(Material for this exercise)

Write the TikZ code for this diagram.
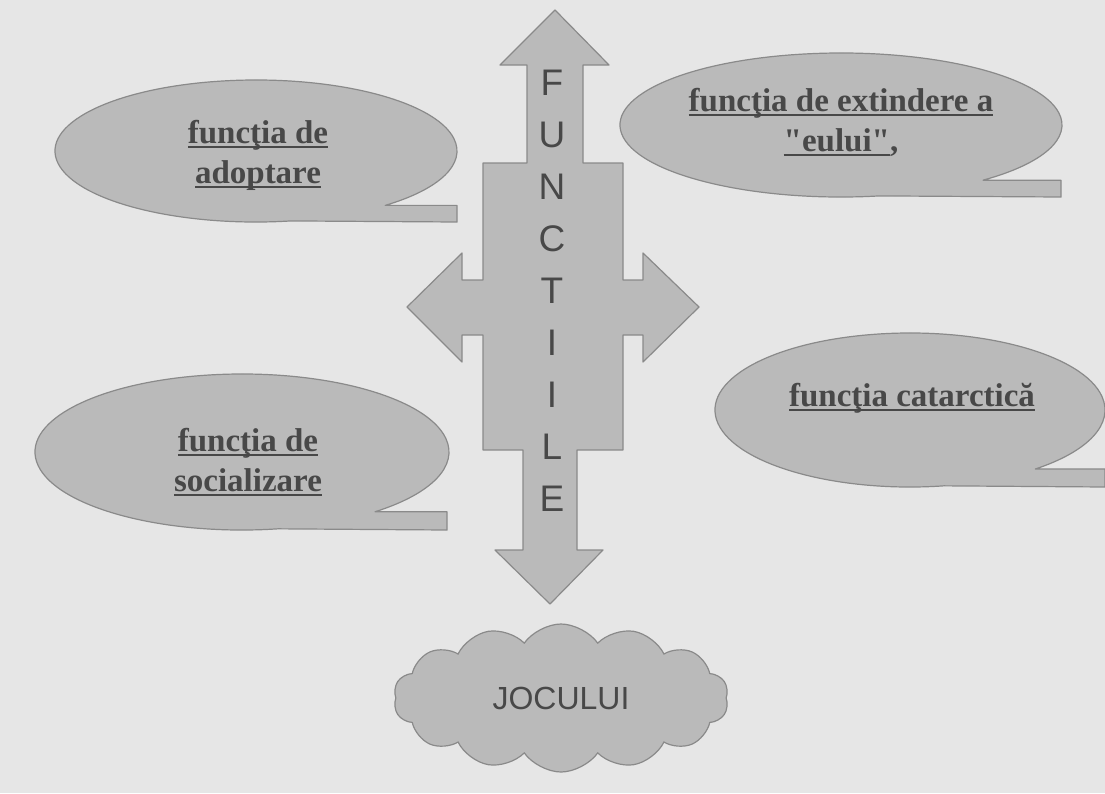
\documentclass[tikz,border=0pt]{standalone}
\usepackage{fontspec}
\setmainfont{Liberation Serif}
\setsansfont{Liberation Sans}
\usetikzlibrary{shapes.symbols}

\definecolor{paper}{RGB}{230,230,230}
\definecolor{shade}{RGB}{186,186,186}
\definecolor{rim}{RGB}{138,138,138}
\definecolor{ink}{RGB}{72,72,72}
\newcommand\undl[1]{\sbox0{#1}\rlap{\color{ink}\rule[-5pt]{\wd0}{2.4pt}}\usebox0}

\begin{document}
\begin{tikzpicture}[x=1pt, y=-1pt,
        callout/.style={fill=shade, draw=rim, line width=1.2pt, line join=round},
        ftext/.style={text=ink, font=\fontsize{33}{40}\selectfont\bfseries, align=center},
        letter/.style={text=ink, font=\sffamily\fontsize{37}{37}\selectfont},
        puff/.style={cloud, cloud puffs=14, cloud puff arc=110, aspect=2.2, fill=shade, draw=rim, line width=1.2pt,
            minimum width=335pt, minimum height=148pt, text=ink, font=\sffamily\fontsize{32}{32}\selectfont}]
        \useasboundingbox (0,0) rectangle (1105,793);
        \fill[paper] (0,0) rectangle (1105,793);
        % speech bubbles
        \foreach \cx/\cy/\rx/\ry/\tx in {256/151/201/71/457, 841/125/221/72/1061, 910/410/195/77/1105, 242/452/207/78/447}
            \draw[callout] ({\cx+\rx*cos(80)},{\cy+\ry*sin(80)}) arc[start angle=80, end angle=410, x radius=\rx, y radius=\ry]
                -- (\tx,{\cy+\ry*sin(50)}) -- (\tx,{\cy+\ry}) -- cycle;
        \node[ftext] (adopt) at (258,155) {\undl{funcţia de}\\\undl{adoptare}};
        \node[ftext] (extind) at (841,122) {\undl{funcţia de extindere a}\\\undl{\textquotedbl eului\textquotedbl},};
        \node[ftext] (catarct) at (912,398) {\undl{funcţia catarctică}};
        \node[ftext] (social) at (248,462) {\undl{funcţia de}\\\undl{socializare}};
        % cross of arrows
        \draw[callout] (555,10) -- (609,65) -- (583,65) -- (583,163) -- (623,163) -- (623,280) -- (643,280)
            -- (643,253) -- (699,307) -- (643,362) -- (643,335) -- (623,335) -- (623,450) -- (577,450)
            -- (577,550) -- (603,550) -- (550,604) -- (495,550) -- (523,550) -- (523,450) -- (483,450)
            -- (483,335) -- (462,335) -- (462,362) -- (407,307) -- (462,253) -- (462,280) -- (483,280)
            -- (483,163) -- (527,163) -- (527,65) -- (500,65) -- cycle;
        \foreach \ch [count=\i] in {F,U,N,C,T,I,I,L,E}
            \node[letter] (l\i) at (552,{31+52*\i}) {\ch};
        \node[puff] (jocul) at (561,698) {JOCULUI};
    \end{tikzpicture}
\end{document}
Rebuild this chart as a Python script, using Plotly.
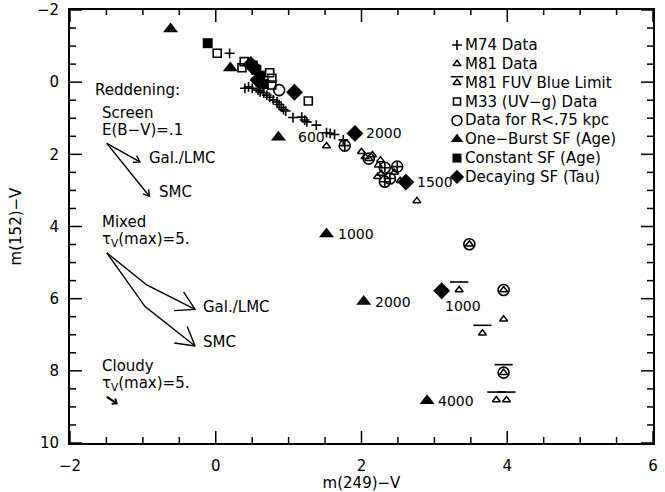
import numpy as np
import plotly.graph_objects as go

# ---------------- observed colours ----------------
# M74 (plus signs)
m74_x = [0.19, 0.40, 0.45, 0.50, 0.56, 0.58, 0.61, 0.66, 0.70, 0.74, 0.79, 0.84, 0.87, 0.90, 0.93,
         0.96, 1.06, 1.18, 1.22, 1.25, 1.38, 1.52, 1.57, 1.63, 1.75, 1.77, 2.32, 2.49, 2.32, 2.39]
m74_y = [-0.80, 0.17, 0.13, 0.17, -0.11, 0.22, 0.27, 0.30, 0.36, 0.42, 0.49, 0.55, 0.62, 0.70, 0.76,
         0.80, 0.98, 0.97, 1.05, 1.10, 1.19, 1.40, 1.42, 1.45, 1.60, 1.76, 2.37, 2.34, 2.76, 2.67]

# M81 (open triangles)
m81_x = [1.52, 2.00, 2.05, 2.10, 2.15, 2.23, 2.26, 2.22, 2.27, 2.45, 2.53, 2.76, 3.48, 3.95, 3.95]
m81_y = [1.77, 1.93, 2.07, 2.12, 2.02, 2.30, 2.16, 2.62, 2.53, 2.50, 2.73, 3.29, 4.49, 5.76, 6.57]

# M81 points that are only FUV blue limits
m81_lim_x = [3.34, 3.66, 3.95, 3.85, 3.99]
m81_lim_y = [5.76, 6.96, 8.05, 8.81, 8.81]

# M33 (UV-g) colours (open squares)
m33_x = [0.02, 0.36, 0.39, 0.51, 0.56, 0.61, 0.74, 0.77, 0.77, 1.27]
m33_y = [-0.80, -0.40, -0.57, -0.47, -0.34, -0.01, -0.26, -0.11, 0.08, 0.52]

# Data inside R < .75 kpc (open circles)
core_x = [0.87, 1.77, 2.10, 2.32, 2.49, 2.32, 2.39, 3.48, 3.95, 3.95]
core_y = [0.22, 1.76, 2.12, 2.37, 2.34, 2.76, 2.67, 4.49, 5.76, 8.05]

# ---------------- model tracks ----------------
burst_x = [-0.62, 0.20, 0.86, 1.52, 2.03, 2.90]
burst_y = [-1.47, -0.39, 1.53, 4.21, 6.08, 8.83]
burst_age = ["", "", "600", "1000", "2000", "4000"]

const_x = [-0.11, 0.55, 0.61, 0.66]
const_y = [-1.08, -0.35, -0.18, 0.05]

decay_x = [0.48, 0.58, 1.08, 1.91, 2.61, 3.10]
decay_y = [-0.49, -0.06, 0.28, 1.42, 2.77, 5.78]
decay_tau = ["", "", "", "2000", "1500", "1000"]

# ---------------- reddening vectors ----------------
screen_gal_x = [-1.495, -1.04]
screen_gal_y = [1.695, 2.21]
screen_smc_x = [-1.495, -0.91]
screen_smc_y = [1.695, 3.16]
mixed_gal_x = [-1.495, -0.947, -0.284]
mixed_gal_y = [4.73, 5.62, 6.30]
mixed_smc_x = [-1.495, -0.97, -0.284]
mixed_smc_y = [4.73, 6.22, 7.31]
cloudy_x = [-1.495, -1.36]
cloudy_y = [8.72, 8.90]

# ---------------- geometry ----------------
W, H = 665, 492
ML, MR, MT, MB = 70, 12, 10, 49
XR = (-2, 6)
YR = (10, -2)
PW, PH = W - ML - MR, H - MT - MB
FONT = "DejaVu Sans"


def to_px(x, y):
    px = ML + (np.asarray(x) - XR[0]) / (XR[1] - XR[0]) * PW
    py = MT + (np.asarray(y) - YR[1]) / (YR[0] - YR[1]) * PH
    return px, py


def to_data(px, py):
    x = XR[0] + (np.asarray(px) - ML) / PW * (XR[1] - XR[0])
    y = YR[1] + (np.asarray(py) - MT) / PH * (YR[0] - YR[1])
    return x, y


def head(xs, ys, length, half_angle_deg):
    """V-shaped arrow head at the last point of a path (screen space)."""
    px, py = to_px(xs[-2:], ys[-2:])
    d = np.array([px[1] - px[0], py[1] - py[0]])
    d /= np.hypot(*d)
    out_x, out_y = [], []
    for s in (1, -1):
        a = np.radians(s * half_angle_deg)
        r = np.array([d[0] * np.cos(a) - d[1] * np.sin(a), d[0] * np.sin(a) + d[1] * np.cos(a)])
        out_x.append(px[1] - length * r[0])
        out_y.append(py[1] - length * r[1])
    lx, ly = to_data(out_x, out_y)
    return [lx[0], xs[-1], lx[1]], [ly[0], ys[-1], ly[1]]


fig = go.Figure()
line_kw = dict(mode="lines", line=dict(color="black", width=1.4), hoverinfo="skip")

# inward tick marks on all four sides, drawn as line segments
x_per_px = (XR[1] - XR[0]) / PW
y_per_px = (YR[0] - YR[1]) / PH
tx, ty = [], []
for v in np.arange(XR[0], XR[1] + 1e-9, 0.5):
    major = abs(v / 2 - round(v / 2)) < 1e-9
    ln = (12 if major else 6) * y_per_px
    tx += [v, v, None, v, v, None]
    ty += [YR[0], YR[0] - ln, None, YR[1], YR[1] + (ln if major else 5 * y_per_px), None]
for v in np.arange(YR[1], YR[0] + 1e-9, 0.5):
    major = abs(v / 2 - round(v / 2)) < 1e-9
    ln = (12 if major else 6) * x_per_px
    tx += [XR[0], XR[0] + ln, None, XR[1], XR[1] - ln, None]
    ty += [v, v, None, v, v, None]
fig.add_trace(go.Scatter(x=tx, y=ty, mode="lines", line=dict(color="black", width=1.5),
                         hoverinfo="skip", cliponaxis=False))

# reddening vectors with open heads
for xs, ys, hl, ha in [(screen_gal_x, screen_gal_y, 7, 32), (screen_smc_x, screen_smc_y, 7, 32),
                       (mixed_gal_x, mixed_gal_y, 21, 30), (mixed_smc_x, mixed_smc_y, 21, 30)]:
    fig.add_trace(go.Scatter(x=xs, y=ys, **line_kw))
    hx, hy = head(xs, ys, hl, ha)
    fig.add_trace(go.Scatter(x=hx, y=hy, **line_kw))
fig.add_trace(go.Scatter(x=cloudy_x, y=cloudy_y, mode="lines",
                         line=dict(color="black", width=2.2), hoverinfo="skip"))
hx, hy = head(cloudy_x, cloudy_y, 5, 40)
fig.add_trace(go.Scatter(x=hx, y=hy, mode="lines", line=dict(color="black", width=2), hoverinfo="skip"))

blk = "black"
# observations
fig.add_trace(go.Scatter(x=m33_x, y=m33_y, mode="markers",
                         marker=dict(symbol="square-open", size=8, color=blk, line=dict(width=1.6))))
fig.add_trace(go.Scatter(x=m81_x, y=m81_y, mode="markers",
                         marker=dict(symbol="triangle-up-open", size=7, color=blk, line=dict(width=1.5))))
fig.add_trace(go.Scatter(x=m81_lim_x, y=m81_lim_y, mode="markers",
                         marker=dict(symbol="triangle-up-open", size=7, color=blk, line=dict(width=1.5))))
bar_off = 8.0 * y_per_px
fig.add_trace(go.Scatter(x=m81_lim_x, y=[v - bar_off for v in m81_lim_y], mode="markers",
                         marker=dict(symbol="line-ew-open", size=13, color=blk, line=dict(width=1.6))))
fig.add_trace(go.Scatter(x=m74_x, y=m74_y, mode="markers",
                         marker=dict(symbol="cross-thin-open", size=7, color=blk, line=dict(width=1.6))))
fig.add_trace(go.Scatter(x=core_x, y=core_y, mode="markers",
                         marker=dict(symbol="circle-open", size=11, color=blk, line=dict(width=1.6))))

# models
fig.add_trace(go.Scatter(x=burst_x, y=burst_y, mode="markers",
                         marker=dict(symbol="triangle-up", size=13, color=blk, line=dict(width=0))))
fig.add_trace(go.Scatter(x=const_x, y=const_y, mode="markers",
                         marker=dict(symbol="square", size=10, color=blk, line=dict(width=0))))
fig.add_trace(go.Scatter(x=decay_x, y=decay_y, mode="markers",
                         marker=dict(symbol="diamond", size=13, color=blk, line=dict(width=0))))

ann = []
lab_font = dict(family=FONT, size=14, color="black")
for x, y, t in zip(burst_x, burst_y, burst_age):
    if t:
        ann.append(dict(x=x, y=y, text=t, showarrow=False, xanchor="left", yanchor="middle",
                        xshift=18 if t == "600" else 9, font=lab_font))
for x, y, t in zip(decay_x, decay_y, decay_tau):
    if t == "1000":
        ann.append(dict(x=x, y=y, text=t, showarrow=False, xanchor="center", yanchor="middle",
                        xshift=21, yshift=-15, font=lab_font))
    elif t:
        ann.append(dict(x=x, y=y, text=t, showarrow=False, xanchor="left", yanchor="middle",
                        xshift=9, font=lab_font))

# reddening text block
txt_font = dict(family=FONT, size=15, color="black")
red_texts = [
    (93, 90, "Reddening:"), (100, 113, "Screen"), (100, 130, "E(B−V)=.1"),
    (147, 158, "Gal./LMC"), (157, 192, "SMC"),
    (100, 222, "Mixed"), (100, 239, "τ<sub>V</sub>(max)=5."),
    (201, 307, "Gal./LMC"), (201, 342, "SMC"),
    (100, 366, "Cloudy"), (100, 383, "τ<sub>V</sub>(max)=5."),
]
for px, py, t in red_texts:
    x, y = to_data(px, py)
    ann.append(dict(x=float(x), y=float(y), text=t, showarrow=False, xanchor="left",
                    yanchor="middle", font=txt_font))

# key
key_items = [
    ("M74 Data", dict(symbol="cross-thin-open", size=7, line=dict(width=1.6))),
    ("M81 Data", dict(symbol="triangle-up-open", size=7, line=dict(width=1.5))),
    ("M81 FUV Blue Limit", dict(symbol="triangle-up-open", size=7, line=dict(width=1.5))),
    ("M33 (UV−g) Data", dict(symbol="square-open", size=7, line=dict(width=1.5))),
    ("Data for R<.75 kpc", dict(symbol="circle-open", size=10, line=dict(width=1.5))),
    ("One−Burst SF (Age)", dict(symbol="triangle-up", size=11, line=dict(width=0))),
    ("Constant SF (Age)", dict(symbol="square", size=9, line=dict(width=0))),
    ("Decaying SF (Tau)", dict(symbol="diamond", size=11, line=dict(width=0))),
]
for i, (label, mk) in enumerate(key_items):
    py = 45 + 18.85 * i
    sx, sy = to_data(457, py)
    mk = dict(mk, color=blk)
    fig.add_trace(go.Scatter(x=[float(sx)], y=[float(sy)], mode="markers", marker=mk))
    if "Limit" in label:
        bx, by = to_data(457, py - 6)
        fig.add_trace(go.Scatter(x=[float(bx)], y=[float(by)], mode="markers",
                                 marker=dict(symbol="line-ew-open", size=9, color=blk, line=dict(width=1.4))))
    lx, ly = to_data(463, py)
    ann.append(dict(x=float(lx), y=float(ly), text=label, showarrow=False, xanchor="left",
                    yanchor="middle", font=txt_font))

axis_common = dict(
    showgrid=False, zeroline=False, showline=True, linecolor="black", linewidth=2,
    mirror=True, ticks="", tickfont=dict(family=FONT, size=15, color="black"), automargin=False,
)
fig.update_layout(
    width=W, height=H, margin=dict(l=ML, r=MR, t=MT, b=MB),
    paper_bgcolor="white", plot_bgcolor="white", showlegend=False,
    font=dict(family=FONT, size=15, color="black"),
    xaxis=dict(range=list(XR), tick0=-2, dtick=2, ticklabelstandoff=8,
               title=dict(text="m(249)−V", standoff=6, font=dict(family=FONT, size=15)),
               **axis_common),
    yaxis=dict(range=list(YR), tick0=-2, dtick=2, ticklabelstandoff=6,
               title=dict(text="m(152)−V", standoff=12, font=dict(family=FONT, size=15)),
               **axis_common),
    annotations=ann,
)

fig.write_html("out.html")
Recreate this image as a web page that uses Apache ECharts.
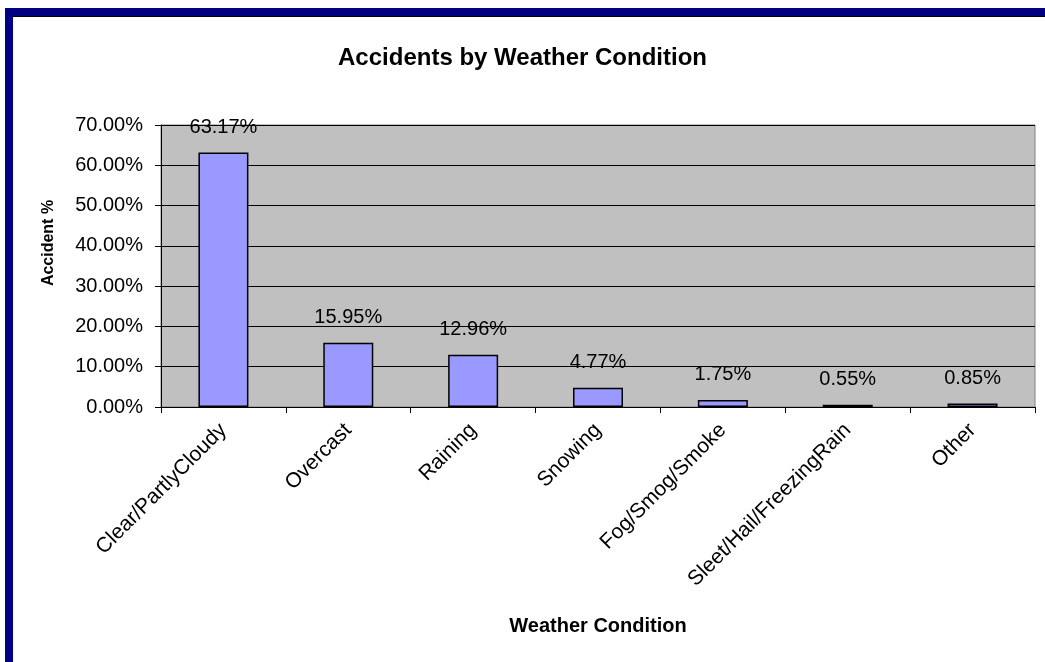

(Directive)
Using the data above, extract exactly the lines from the one containing "Rebuild this chart" through the one containing "import plotly.graph_objects as go". Pictures are left out.

(Result of this task)
Rebuild this chart as a Python script, using Plotly.
import numpy as np
import plotly.graph_objects as go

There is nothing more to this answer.